The law is not a collection of unrelated rules. It reflects the character of God. To break it at one point is to step outside of its authority altogether.

This is not meant to crush the believer, but to clarify reality. We cannot rank sins in ways that excuse ourselves. We cannot claim faithfulness while ignoring areas that feel socially acceptable.


Partiality reveals a heart that has not fully absorbed the grace it claims to depend on.


Seeing Ourselves Clearly


One of the most uncomfortable implications of James’s argument is this. Every believer is poor.


We are poor because we are sinners. We are poor because we cannot rescue ourselves. We are poor because apart from God’s mercy, we have no standing.


This is why grace levels the ground. No one enters the kingdom by strength. No one belongs by status. All come the same way, empty-handed.


When we forget this, we begin to sort people again. We begin to assign worth. We begin to protect our sense of superiority.


James calls us back to reality.
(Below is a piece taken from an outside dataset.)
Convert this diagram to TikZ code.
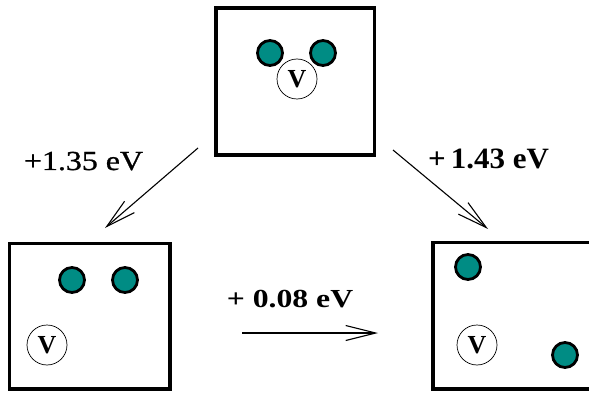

Everything we have is received. Everything we are is sustained by grace.


A Different Kind of Community


The church is meant to display a different way of life. Not one driven by power, but by love. Not one shaped by fear, but by trust. Not one that mirrors the world’s divisions, but one that reflects God’s mercy.


This does not mean ignoring truth or erasing moral clarity. It means refusing to let status define who is seen and honored.


Pastor Danny put it simply when he said that God’s people live by a different ethic. That ethic flows from who God is and what He has done, not from the shifting values of culture.


Where This Leaves Us


James does not leave us with abstractions. He leaves us with a call to honesty.


If God has chosen the poor, how do we see them?


If God calls them rich in faith, do we treat them as such?


If God has shown mercy to us in our poverty, how can we withhold dignity from others?


Favoritism has no place among God’s people because it misunderstands God’s grace and misrepresents His heart.

The action step is simple, though not easy. See yourself clearly before God, and let that humility shape how you see others.


James reminds us,


“You shall love your neighbor as yourself.” (James 2:8)


That love begins where we stop ranking people and start remembering who we are before God.